» Challenge
Could you repeat, exactly as they stand, the lines between the one with "Generate a Python" and the one with "47.3, 9.5, 2.5]", inclusive, minus the pictures?

» Supplied material
=======
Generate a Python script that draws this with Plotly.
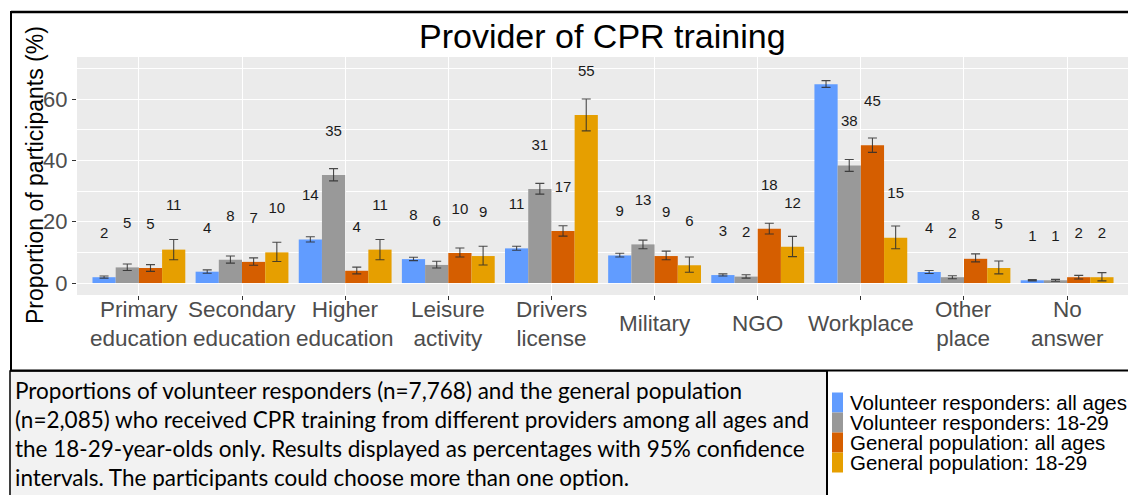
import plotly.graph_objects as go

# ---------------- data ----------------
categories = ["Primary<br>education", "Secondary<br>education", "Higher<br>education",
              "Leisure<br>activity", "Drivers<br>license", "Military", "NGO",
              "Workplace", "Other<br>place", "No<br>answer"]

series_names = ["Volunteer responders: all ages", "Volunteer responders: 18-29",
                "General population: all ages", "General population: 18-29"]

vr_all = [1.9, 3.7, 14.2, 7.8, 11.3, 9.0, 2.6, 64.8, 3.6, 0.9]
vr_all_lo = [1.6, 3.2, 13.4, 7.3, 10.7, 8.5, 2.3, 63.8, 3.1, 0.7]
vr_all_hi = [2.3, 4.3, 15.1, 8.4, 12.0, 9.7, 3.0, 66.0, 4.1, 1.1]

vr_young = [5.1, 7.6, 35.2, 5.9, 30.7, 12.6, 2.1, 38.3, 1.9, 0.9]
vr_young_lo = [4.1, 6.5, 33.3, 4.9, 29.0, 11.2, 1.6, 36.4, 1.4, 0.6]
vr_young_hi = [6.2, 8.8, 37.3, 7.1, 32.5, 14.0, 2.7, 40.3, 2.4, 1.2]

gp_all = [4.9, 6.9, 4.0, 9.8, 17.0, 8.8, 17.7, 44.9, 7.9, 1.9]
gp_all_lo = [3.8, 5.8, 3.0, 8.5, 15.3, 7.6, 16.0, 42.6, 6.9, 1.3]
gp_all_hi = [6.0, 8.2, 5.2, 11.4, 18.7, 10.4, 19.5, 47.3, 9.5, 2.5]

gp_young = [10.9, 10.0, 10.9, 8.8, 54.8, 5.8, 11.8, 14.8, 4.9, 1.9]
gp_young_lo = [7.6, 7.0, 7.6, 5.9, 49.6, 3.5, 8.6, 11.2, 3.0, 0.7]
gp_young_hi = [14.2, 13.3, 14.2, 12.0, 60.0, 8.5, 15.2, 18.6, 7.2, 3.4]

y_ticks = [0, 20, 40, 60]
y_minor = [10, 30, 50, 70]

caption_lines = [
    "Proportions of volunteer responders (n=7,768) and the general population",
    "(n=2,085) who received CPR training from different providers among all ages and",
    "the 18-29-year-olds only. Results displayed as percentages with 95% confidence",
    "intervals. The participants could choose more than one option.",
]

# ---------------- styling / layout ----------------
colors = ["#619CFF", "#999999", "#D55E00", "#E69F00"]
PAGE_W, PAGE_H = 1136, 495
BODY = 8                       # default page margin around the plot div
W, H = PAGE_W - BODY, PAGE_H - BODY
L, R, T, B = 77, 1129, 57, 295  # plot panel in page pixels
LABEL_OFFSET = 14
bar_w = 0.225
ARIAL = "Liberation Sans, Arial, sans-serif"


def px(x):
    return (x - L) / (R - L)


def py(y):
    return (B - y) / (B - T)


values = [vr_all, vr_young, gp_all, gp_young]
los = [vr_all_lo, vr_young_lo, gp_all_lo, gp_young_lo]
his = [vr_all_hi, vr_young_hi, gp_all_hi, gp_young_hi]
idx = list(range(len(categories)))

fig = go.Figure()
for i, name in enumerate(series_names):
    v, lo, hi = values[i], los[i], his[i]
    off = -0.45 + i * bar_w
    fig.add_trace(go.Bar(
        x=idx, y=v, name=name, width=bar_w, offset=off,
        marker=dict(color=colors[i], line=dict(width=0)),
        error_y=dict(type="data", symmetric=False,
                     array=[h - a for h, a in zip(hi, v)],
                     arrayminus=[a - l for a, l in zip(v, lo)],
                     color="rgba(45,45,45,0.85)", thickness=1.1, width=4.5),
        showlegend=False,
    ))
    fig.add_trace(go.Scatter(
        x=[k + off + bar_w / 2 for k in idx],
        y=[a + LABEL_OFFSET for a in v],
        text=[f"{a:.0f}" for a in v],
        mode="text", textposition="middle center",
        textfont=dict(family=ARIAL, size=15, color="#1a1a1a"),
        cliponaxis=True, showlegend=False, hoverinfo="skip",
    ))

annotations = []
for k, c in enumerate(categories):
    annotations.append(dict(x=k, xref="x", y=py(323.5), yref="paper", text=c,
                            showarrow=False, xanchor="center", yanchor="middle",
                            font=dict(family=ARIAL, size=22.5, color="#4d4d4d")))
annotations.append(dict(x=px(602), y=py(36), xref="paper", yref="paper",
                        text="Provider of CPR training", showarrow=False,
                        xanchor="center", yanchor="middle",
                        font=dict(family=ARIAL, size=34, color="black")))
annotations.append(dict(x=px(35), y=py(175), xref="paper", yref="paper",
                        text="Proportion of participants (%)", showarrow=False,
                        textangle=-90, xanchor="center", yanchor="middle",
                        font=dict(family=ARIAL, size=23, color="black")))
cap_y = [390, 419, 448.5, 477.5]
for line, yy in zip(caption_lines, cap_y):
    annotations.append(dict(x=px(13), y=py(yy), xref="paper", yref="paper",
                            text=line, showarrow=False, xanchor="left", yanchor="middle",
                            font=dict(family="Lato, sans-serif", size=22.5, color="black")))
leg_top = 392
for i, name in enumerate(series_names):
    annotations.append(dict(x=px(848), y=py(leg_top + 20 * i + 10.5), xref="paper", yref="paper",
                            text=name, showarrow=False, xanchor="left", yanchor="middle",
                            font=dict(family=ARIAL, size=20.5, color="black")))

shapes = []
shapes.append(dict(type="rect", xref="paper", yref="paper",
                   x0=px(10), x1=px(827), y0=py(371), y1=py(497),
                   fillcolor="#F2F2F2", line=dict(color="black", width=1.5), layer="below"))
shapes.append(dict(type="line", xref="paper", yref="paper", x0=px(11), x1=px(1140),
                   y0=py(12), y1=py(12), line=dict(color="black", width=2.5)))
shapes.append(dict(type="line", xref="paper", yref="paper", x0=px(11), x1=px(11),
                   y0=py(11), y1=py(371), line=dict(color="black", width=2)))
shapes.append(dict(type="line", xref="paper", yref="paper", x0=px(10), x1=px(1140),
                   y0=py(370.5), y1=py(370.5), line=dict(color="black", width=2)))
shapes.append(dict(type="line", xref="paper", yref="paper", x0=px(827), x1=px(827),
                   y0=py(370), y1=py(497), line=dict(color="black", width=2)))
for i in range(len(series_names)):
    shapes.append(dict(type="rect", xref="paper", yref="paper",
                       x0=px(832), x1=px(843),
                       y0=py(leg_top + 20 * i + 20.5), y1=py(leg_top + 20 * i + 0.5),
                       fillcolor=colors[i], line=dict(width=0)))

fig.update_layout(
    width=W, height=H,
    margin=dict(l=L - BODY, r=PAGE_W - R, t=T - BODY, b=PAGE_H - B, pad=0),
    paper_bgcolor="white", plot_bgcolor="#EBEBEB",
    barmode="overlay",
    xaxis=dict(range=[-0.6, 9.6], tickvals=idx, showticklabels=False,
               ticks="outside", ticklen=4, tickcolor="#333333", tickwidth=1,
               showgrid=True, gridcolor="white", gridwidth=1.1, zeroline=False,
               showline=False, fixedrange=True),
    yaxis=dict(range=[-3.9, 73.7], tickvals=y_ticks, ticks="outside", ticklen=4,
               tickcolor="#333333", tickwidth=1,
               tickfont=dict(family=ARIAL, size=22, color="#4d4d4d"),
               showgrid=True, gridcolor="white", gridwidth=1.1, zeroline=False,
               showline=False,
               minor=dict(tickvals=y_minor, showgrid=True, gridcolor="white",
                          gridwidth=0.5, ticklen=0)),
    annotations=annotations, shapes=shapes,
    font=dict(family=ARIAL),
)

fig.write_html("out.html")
=======
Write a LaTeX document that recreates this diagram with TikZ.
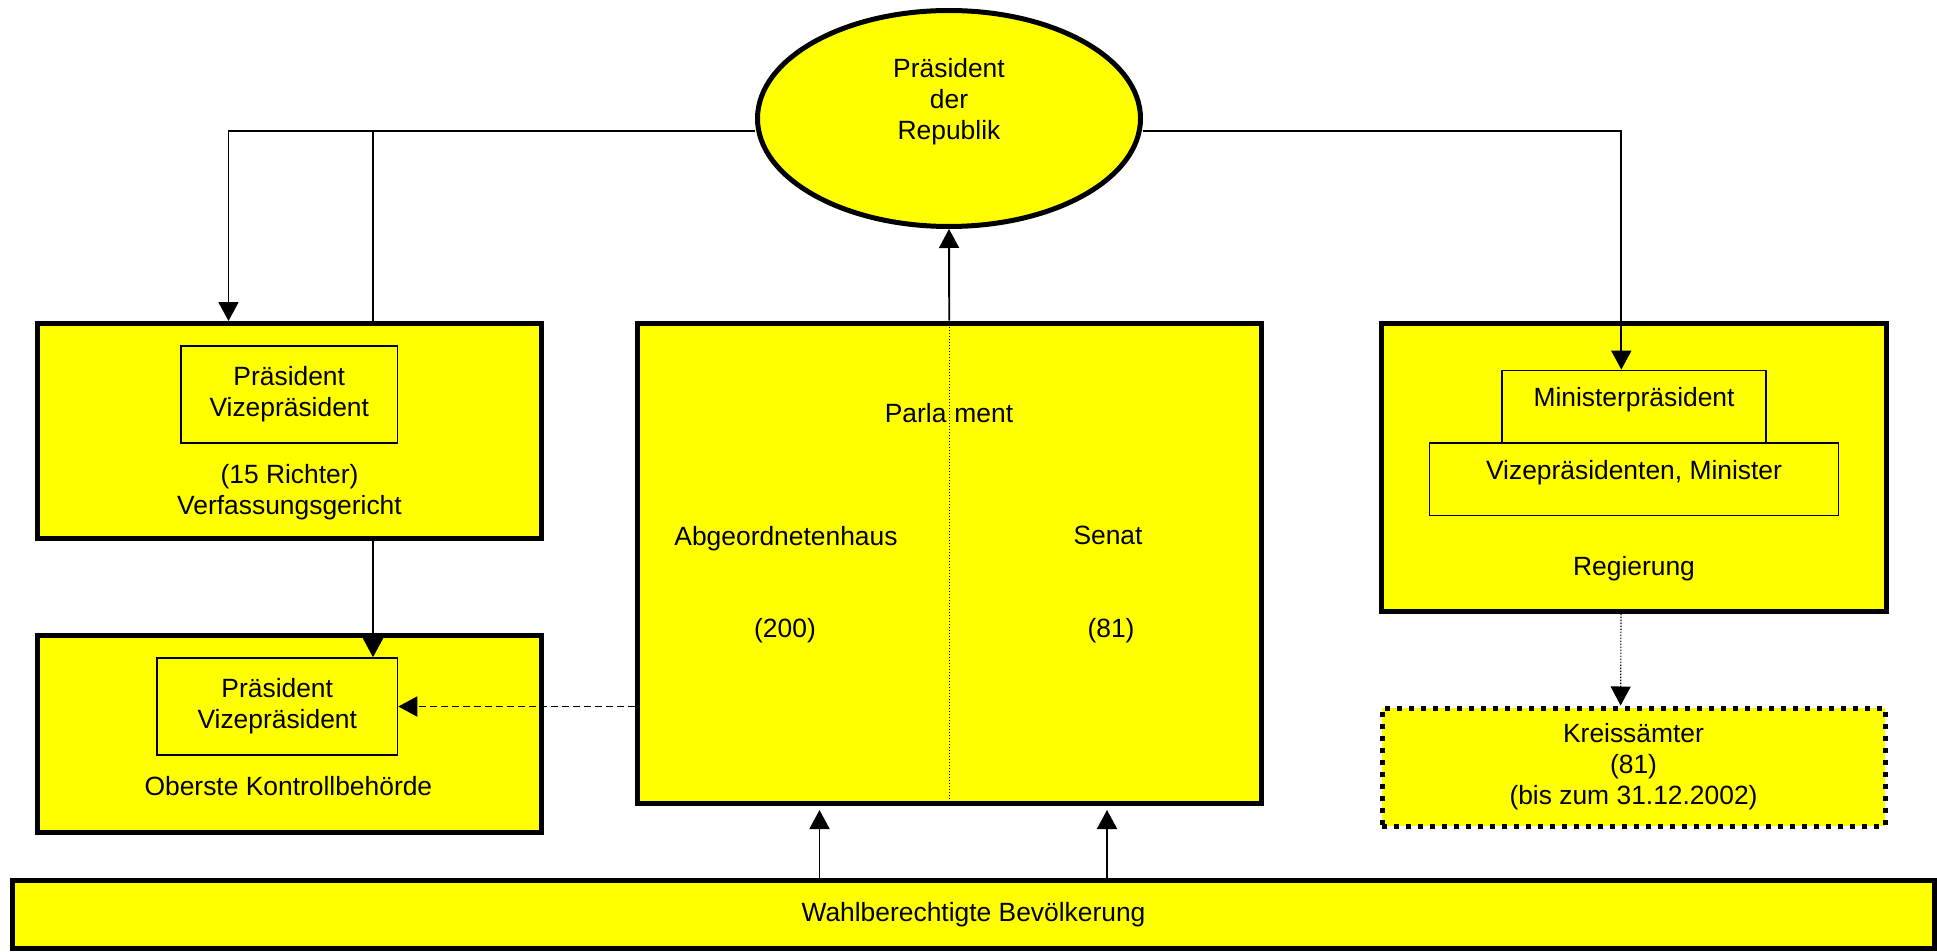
=======
» The output
Generate a Python script that draws this with Plotly.
import plotly.graph_objects as go

# ---------------- data ----------------
categories = ["Primary<br>education", "Secondary<br>education", "Higher<br>education",
              "Leisure<br>activity", "Drivers<br>license", "Military", "NGO",
              "Workplace", "Other<br>place", "No<br>answer"]

series_names = ["Volunteer responders: all ages", "Volunteer responders: 18-29",
                "General population: all ages", "General population: 18-29"]

vr_all = [1.9, 3.7, 14.2, 7.8, 11.3, 9.0, 2.6, 64.8, 3.6, 0.9]
vr_all_lo = [1.6, 3.2, 13.4, 7.3, 10.7, 8.5, 2.3, 63.8, 3.1, 0.7]
vr_all_hi = [2.3, 4.3, 15.1, 8.4, 12.0, 9.7, 3.0, 66.0, 4.1, 1.1]

vr_young = [5.1, 7.6, 35.2, 5.9, 30.7, 12.6, 2.1, 38.3, 1.9, 0.9]
vr_young_lo = [4.1, 6.5, 33.3, 4.9, 29.0, 11.2, 1.6, 36.4, 1.4, 0.6]
vr_young_hi = [6.2, 8.8, 37.3, 7.1, 32.5, 14.0, 2.7, 40.3, 2.4, 1.2]

gp_all = [4.9, 6.9, 4.0, 9.8, 17.0, 8.8, 17.7, 44.9, 7.9, 1.9]
gp_all_lo = [3.8, 5.8, 3.0, 8.5, 15.3, 7.6, 16.0, 42.6, 6.9, 1.3]
gp_all_hi = [6.0, 8.2, 5.2, 11.4, 18.7, 10.4, 19.5, 47.3, 9.5, 2.5]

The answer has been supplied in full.